The highlights of that evening's convivial, fun-filled feast were an oil-tasting lesson with De Minco who, among her other talents, is an EU-accredited olive oil taster; a musical interlude with Howard, who serenades guests at regular intervals during the itinerary; and of course our homemade spaghetti alla chitarra, served with a very simple tomato súgo. It was a unanimous success.
The only pasta to receive a better reception was the one we had the next day at the neighbouring farm of Leo and Dea di Pasquale. We had been visiting an organic winery in the morning for tasting (read: drinking) in the morning sun and, as usual, were running a little behind schedule. Dea had been on the phone to Masci wanting to know the exact time of our arrival - her lasagne was apparently a finely honed creation and she wanted it to be at its optimum.
Seated in a traditional casolàre or peasant's farmhouse, with Leo's hunting trophies lining the walls, we faced yet another prodigious feast. To start, a platter of salumi, olives and cheeses. Then the first of two pastas arrived, which was Dea's temperamental timballo. There is no béchamel in her lasagne, just layers and layers of thin egg-pasta sheets, handmade by her and lightly smeared with a tomato ragù spiked with pork and veal mince. It was phenomenally good, the sort of food that can restore faith or the will to live. Quite a few of us agreed it was the best lasagne we had ever tasted.

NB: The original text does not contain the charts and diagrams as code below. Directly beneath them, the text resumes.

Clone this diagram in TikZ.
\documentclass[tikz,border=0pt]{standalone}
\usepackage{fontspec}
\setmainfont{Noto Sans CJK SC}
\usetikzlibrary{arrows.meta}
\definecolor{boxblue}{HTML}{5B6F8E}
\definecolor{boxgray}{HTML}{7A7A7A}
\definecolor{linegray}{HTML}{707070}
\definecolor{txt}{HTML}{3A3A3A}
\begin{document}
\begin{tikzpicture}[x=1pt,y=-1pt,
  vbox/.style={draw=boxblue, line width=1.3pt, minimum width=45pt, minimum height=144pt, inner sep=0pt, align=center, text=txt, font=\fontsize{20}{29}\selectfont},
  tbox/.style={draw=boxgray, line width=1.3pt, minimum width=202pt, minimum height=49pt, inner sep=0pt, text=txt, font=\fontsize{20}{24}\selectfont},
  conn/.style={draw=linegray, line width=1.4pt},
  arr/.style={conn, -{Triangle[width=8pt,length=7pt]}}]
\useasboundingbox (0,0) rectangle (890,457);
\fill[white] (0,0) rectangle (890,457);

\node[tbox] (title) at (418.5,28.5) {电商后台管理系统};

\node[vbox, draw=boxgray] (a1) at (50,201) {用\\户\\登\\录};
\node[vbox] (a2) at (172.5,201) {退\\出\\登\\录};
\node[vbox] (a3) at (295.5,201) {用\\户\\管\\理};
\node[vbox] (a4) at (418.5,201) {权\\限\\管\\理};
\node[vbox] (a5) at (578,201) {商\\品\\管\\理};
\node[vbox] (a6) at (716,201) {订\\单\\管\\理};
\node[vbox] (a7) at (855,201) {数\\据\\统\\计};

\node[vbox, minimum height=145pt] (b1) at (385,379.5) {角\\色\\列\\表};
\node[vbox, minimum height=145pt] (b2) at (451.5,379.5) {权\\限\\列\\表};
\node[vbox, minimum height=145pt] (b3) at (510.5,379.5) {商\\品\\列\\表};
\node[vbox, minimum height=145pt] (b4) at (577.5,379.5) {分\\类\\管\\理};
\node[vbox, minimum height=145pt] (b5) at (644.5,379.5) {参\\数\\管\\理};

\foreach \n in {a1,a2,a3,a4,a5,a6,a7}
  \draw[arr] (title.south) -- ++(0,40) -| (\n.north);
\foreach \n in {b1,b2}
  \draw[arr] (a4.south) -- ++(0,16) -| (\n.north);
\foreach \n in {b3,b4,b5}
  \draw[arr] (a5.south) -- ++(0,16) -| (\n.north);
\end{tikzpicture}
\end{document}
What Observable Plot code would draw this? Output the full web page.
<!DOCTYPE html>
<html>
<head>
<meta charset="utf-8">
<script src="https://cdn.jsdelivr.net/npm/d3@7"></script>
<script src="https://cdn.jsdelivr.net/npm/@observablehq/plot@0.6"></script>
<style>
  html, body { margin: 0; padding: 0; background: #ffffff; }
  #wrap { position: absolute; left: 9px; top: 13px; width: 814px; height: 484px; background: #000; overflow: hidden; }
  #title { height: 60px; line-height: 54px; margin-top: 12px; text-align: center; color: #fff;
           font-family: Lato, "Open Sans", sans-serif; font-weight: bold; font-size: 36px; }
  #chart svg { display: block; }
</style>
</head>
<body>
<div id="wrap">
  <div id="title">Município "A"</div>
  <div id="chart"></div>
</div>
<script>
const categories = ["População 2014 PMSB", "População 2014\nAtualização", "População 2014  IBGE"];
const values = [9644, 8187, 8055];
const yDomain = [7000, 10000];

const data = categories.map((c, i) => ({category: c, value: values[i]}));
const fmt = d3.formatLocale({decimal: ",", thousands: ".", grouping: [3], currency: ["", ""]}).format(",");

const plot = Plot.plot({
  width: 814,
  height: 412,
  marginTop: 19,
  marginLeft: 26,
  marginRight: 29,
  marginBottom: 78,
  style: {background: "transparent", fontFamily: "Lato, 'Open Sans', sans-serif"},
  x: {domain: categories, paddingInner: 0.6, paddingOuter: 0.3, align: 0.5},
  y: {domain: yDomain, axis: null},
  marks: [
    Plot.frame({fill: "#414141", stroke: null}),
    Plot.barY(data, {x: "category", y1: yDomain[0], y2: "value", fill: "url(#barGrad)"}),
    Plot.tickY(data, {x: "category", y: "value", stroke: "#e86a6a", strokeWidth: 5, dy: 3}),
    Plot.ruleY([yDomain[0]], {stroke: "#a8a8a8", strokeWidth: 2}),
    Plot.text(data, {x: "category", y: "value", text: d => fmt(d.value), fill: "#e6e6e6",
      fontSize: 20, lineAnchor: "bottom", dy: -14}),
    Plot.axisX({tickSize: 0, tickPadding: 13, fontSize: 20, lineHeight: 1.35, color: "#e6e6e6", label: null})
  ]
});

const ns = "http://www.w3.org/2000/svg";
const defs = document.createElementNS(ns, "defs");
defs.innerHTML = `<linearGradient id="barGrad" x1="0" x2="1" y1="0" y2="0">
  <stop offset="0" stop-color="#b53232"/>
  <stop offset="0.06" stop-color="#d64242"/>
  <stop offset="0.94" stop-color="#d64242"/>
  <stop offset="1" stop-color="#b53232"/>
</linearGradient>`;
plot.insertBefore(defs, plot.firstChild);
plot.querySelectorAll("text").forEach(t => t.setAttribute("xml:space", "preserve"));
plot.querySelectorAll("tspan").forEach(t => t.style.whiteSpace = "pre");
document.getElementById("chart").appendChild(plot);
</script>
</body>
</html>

There were many other memorable dining moments: among them a ravioli of autumn walnuts and zucchini flowers served with rose petals, homemade cherry liqueurs consumed in the shade of 500-year-old olive trees, a spelt pasta soup with chickpeas and rosemary. It was a prolonged, sunny encounter of exceptional food and drink that, with every mouthful, provided an insight into the age-old culture and traditions of this rewarding region of Italy.